Most CIOs have moved from having to automate the processes of the business to having to know more about the business. It’s top of the mind for them. The fact that Hadoop is bubbling up from guys experimenting in the IT department is actually an advantage because when we talk to CIOs now we tell them who in their business has already been working in this stuff. We tell them they already have the software in place so if they understand the technical stuff they understand how it impacts their business. I’ve been in enterprise software for 30 years and this is the first time in my career where I have had endless access to CIOs, CFOs and even CEOs around technology. That’s because of the strategic impact to the business.
Is it also a wake up call to CIOs that there role is changing because developers and lines-of-business are driving such innovation, rather than them?
I think it’s a wake-up call that if they don’t get ahead of this trend of lines-of-business driving IT initiatives, issues like compliance, security and governance of data, which fall back on IT, start to become more difficult. So what IT needs to do is get ahead of that curve and put a foundation in place that addresses those things – offer a service to lines-of-business rather than trying to claw stuff back. We’re seeing that trend now.
That’s why you don’t hear us talking about Hadoop anymore as much as you hear us talking about an Enterprise Data Hub. The Enterprise Data Hub is a reference architecture for a CIO of how to architect Hadoop into their data landscape. So if CIOs want to get ahead of that curve, here’s how they architect it in. That reference architecture shows how data fits with existing technologies, how to get data in and out, and all the partners that are integrating to it. That is to help offer IT as a service to their business users, verses getting behind the curve.

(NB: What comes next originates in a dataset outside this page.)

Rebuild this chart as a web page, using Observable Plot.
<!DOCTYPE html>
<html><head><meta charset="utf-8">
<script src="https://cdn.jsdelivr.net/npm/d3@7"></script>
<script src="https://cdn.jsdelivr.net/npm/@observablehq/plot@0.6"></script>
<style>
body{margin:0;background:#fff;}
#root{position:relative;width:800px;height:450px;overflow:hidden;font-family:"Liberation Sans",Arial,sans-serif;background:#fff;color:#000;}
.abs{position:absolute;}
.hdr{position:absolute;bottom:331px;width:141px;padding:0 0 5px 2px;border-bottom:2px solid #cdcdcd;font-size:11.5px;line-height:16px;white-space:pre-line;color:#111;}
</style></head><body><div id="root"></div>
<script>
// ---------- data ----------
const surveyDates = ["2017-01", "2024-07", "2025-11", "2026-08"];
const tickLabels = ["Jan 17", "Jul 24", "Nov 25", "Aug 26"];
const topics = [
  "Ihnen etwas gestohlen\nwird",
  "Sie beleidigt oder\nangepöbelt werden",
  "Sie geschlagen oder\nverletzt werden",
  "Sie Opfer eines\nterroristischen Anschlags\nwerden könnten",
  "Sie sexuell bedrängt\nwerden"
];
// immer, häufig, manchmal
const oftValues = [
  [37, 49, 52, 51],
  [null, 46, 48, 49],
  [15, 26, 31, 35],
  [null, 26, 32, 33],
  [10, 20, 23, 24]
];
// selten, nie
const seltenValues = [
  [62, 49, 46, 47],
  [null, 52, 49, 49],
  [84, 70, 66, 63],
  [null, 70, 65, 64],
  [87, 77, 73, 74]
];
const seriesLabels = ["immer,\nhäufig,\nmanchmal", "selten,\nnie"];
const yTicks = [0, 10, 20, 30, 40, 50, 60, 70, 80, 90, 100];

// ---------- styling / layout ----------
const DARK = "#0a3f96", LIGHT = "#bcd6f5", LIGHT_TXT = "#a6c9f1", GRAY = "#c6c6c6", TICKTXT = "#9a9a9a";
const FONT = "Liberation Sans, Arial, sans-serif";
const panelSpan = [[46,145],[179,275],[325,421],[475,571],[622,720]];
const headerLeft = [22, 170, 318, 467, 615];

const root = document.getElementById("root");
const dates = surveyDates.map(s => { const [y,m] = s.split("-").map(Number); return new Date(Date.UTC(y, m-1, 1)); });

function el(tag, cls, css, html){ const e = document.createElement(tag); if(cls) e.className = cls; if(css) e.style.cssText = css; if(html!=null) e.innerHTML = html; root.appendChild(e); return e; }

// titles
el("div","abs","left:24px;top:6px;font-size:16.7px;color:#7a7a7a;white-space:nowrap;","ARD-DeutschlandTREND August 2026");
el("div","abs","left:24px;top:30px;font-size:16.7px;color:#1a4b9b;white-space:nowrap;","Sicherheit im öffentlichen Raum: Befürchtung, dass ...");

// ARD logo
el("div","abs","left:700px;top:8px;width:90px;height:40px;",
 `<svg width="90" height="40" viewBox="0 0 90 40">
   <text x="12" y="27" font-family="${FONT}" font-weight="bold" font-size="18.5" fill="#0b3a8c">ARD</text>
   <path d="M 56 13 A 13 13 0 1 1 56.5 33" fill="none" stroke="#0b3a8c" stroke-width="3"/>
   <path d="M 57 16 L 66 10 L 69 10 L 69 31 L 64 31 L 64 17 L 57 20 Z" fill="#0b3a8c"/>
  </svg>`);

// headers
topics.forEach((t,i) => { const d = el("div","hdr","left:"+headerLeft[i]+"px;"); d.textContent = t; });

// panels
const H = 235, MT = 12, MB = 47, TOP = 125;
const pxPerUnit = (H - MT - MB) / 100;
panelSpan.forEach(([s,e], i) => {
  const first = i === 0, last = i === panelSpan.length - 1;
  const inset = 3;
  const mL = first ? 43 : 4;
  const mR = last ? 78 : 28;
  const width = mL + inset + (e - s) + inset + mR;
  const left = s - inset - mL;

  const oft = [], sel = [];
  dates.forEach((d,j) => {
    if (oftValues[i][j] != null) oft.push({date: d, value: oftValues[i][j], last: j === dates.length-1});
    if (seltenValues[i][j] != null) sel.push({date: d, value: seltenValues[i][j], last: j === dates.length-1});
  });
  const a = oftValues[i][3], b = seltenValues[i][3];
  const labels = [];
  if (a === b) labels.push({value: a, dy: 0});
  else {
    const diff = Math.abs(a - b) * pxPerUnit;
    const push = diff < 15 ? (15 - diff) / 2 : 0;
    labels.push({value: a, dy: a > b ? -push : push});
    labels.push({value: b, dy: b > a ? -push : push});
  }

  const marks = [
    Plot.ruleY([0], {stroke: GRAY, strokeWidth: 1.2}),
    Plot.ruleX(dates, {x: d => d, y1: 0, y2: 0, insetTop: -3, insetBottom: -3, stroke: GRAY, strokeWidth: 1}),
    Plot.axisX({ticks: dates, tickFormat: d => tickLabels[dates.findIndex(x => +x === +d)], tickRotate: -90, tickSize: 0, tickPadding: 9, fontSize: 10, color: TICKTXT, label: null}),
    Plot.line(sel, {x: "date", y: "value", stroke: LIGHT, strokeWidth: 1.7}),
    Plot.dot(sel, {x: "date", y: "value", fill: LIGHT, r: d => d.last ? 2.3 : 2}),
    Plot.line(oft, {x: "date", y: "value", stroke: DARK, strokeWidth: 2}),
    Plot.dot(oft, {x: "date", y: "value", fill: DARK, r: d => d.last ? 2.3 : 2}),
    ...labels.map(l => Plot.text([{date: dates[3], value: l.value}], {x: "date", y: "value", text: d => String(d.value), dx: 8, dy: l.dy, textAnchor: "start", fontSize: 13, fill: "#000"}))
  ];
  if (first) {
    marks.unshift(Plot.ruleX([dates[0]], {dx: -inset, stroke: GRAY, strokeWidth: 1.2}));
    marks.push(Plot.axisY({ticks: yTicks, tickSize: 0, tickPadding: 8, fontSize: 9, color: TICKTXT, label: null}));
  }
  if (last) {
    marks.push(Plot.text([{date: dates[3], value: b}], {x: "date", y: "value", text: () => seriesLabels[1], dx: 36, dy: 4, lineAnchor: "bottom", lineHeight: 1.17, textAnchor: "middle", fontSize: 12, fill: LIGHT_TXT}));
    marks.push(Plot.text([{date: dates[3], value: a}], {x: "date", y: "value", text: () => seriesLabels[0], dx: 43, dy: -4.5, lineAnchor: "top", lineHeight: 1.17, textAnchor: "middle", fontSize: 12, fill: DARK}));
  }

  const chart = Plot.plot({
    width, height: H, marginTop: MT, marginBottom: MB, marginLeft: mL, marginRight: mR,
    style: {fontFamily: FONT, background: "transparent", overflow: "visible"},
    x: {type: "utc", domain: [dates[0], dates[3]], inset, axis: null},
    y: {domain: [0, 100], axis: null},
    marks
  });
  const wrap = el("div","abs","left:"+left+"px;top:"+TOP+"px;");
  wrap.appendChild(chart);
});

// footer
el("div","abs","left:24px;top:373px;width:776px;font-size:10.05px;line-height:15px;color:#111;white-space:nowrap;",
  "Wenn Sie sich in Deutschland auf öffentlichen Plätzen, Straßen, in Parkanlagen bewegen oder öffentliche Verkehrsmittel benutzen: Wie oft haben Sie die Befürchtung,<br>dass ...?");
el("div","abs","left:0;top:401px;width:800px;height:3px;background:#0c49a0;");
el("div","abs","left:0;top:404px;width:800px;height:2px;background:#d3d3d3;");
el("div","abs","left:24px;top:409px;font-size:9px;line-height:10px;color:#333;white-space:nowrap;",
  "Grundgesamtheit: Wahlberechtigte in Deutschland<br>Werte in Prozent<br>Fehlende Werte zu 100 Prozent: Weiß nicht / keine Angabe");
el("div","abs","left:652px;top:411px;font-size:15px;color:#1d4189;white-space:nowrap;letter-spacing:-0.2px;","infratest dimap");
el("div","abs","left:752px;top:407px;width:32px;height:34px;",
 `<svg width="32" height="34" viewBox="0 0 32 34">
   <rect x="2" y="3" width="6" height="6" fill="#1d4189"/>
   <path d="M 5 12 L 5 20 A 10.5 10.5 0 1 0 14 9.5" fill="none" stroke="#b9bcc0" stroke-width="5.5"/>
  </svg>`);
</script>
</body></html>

Hadoop has progressed a lot but some businesses are still reporting reliability issue. How are these issues being addressed?
If you’re going to have an Enterprise Data Hub as a core part of your platform – you’re building your core business applications on it – it’s got to be secure, governable and reliable. So we’re spending most of our time on those enterprise-grade capabilities, and then we’re leveraging our partners to extend their data in the applications and all the tools on top of the platform. Reliability is something that is consistently getting better. If you look at the first generation of data management tools – data warehousing, analytic engines, BI tools etc. – they evolved over a 25-to-30-year period. In the last five years, we’ve caught up with about 20 years of that. Every year this community and this architecture is recreating what we learned the first time around, and catching up on around five years from the first time around. It’s moving so fast.
We’ve seen Cloudera dominate the Hadoop distribution market, but now that you speak of bringing all of an enterprise’s big data solutions together in an Enterprise Data Hub, where does that place you in the market?
We compete with Hadoop distibution vendors, but with the Enterprise Data Hub we also compete with traditional players like IBM or EMC Pivotal. But we have a very simple differentiation from those guys. IBM will come in and say here’s Hadoop and here’s this stack of technology on top. They offer the end-to-end solution – not only do they have Hadoop, but they have an ETL tool, a data warehouse, a discovery tool, and a BI tool. We say, here’s the Enterprise Data Hub as a platform, and here are 200 ISVs (independent software vendors) the customer can pick from to build their own stack for best of breed. We’re delivering a platform that gives ultimate choice. It’s open-source at the core and it’s open architected.